Word of Accountability

What does Deuteronomy 31:26 mean?

“Take this Book of the Law and put it by the side of the ark of the covenant of the Lord your God, that it may be there for a witness against you.” (Deuteronomy 31:26, ESV)

Several times throughout the Book of the Law, or the Torah, there are prophetic foreshadowing’s of how the people will deny the Lord and do their own thing. He says they will follow idols once they get in the land. The rest of Scripture bears out this truth.

Just as Israel in the wilderness for 40 years questioned Moses, made their own gods, and complained when God provided for them, so they would do in the Promised Land. God knew this beforehand because of their actions in the wilderness.

So as he was finishing the Torah he told both Moses and Joshua to make witnesses against the people and place them in prominent places like near the Ark of the Covenant. Then when the people lived in the land they would find that these predictions of what they would do were true.

When they were with Moses and Joshua they committed themselves to following the whole of God’s law and never turning against him. As an example Joshua challenged the people and they promised that they chose Yahweh (Joshua 24:14-18).

It was easy for the people to commit to the Lord in the wilderness but when they would get into the land of Canaan it was much harder because of the temptations around them. One of the reasons God wanted them to utterly destroy the peoples of the land is because he knew they would lead the Israelites into idolatry.

So these were set up as a witness against Israel that they would fully commit to the Lord in the wilderness but failed to continue to commit to him in the Promised Land. They would see if they looked at the witness against them how they had committed and failed to continue their commitment.
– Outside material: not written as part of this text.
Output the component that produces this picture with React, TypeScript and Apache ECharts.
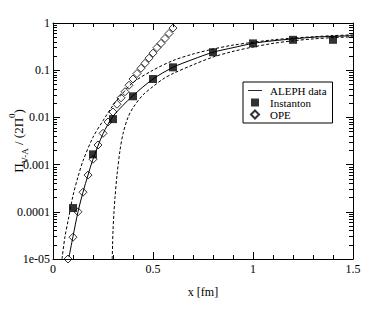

It’s almost like God gave them the covenant commitment form and they signed it in the wilderness. Now they would look at this legal document that stood against them as a witness of their failure to maintain that commitment.

In case anyone would say, “I have followed the Lord and am fully committed to him,” these documents would show that they were not committed to him in the wilderness or in the Promised Land he gave them.

Why would God do this? In case the people became delusional about themselves or wanted to lie about themselves and say they were trusting Yahweh even though they were not he would have this witness against them.

We must be careful not to deceive ourselves about our relationship with God. If we do not continually have a vibrant abiding relationship with him we may deceive ourselves and think we do. He reminds us through his Word that we can fall prey to thinking we have what we don’t.

Such witnesses should give us accountability in our walk with God. If we ever get to a place like the apostle John points out in the beginning of First John where we are saying we walk with the Lord but we are walking in sin it helps us to see our true place in God (1 John 1:5-10).

So these witnesses against the Israelites reminded them that they would turn against God and he had predicted it way before they came into the land. The witnesses would not allow them to deceive themselves and kept them accountable to their true relationship with God. They can also be helpful for us to stay on the path with our Lord.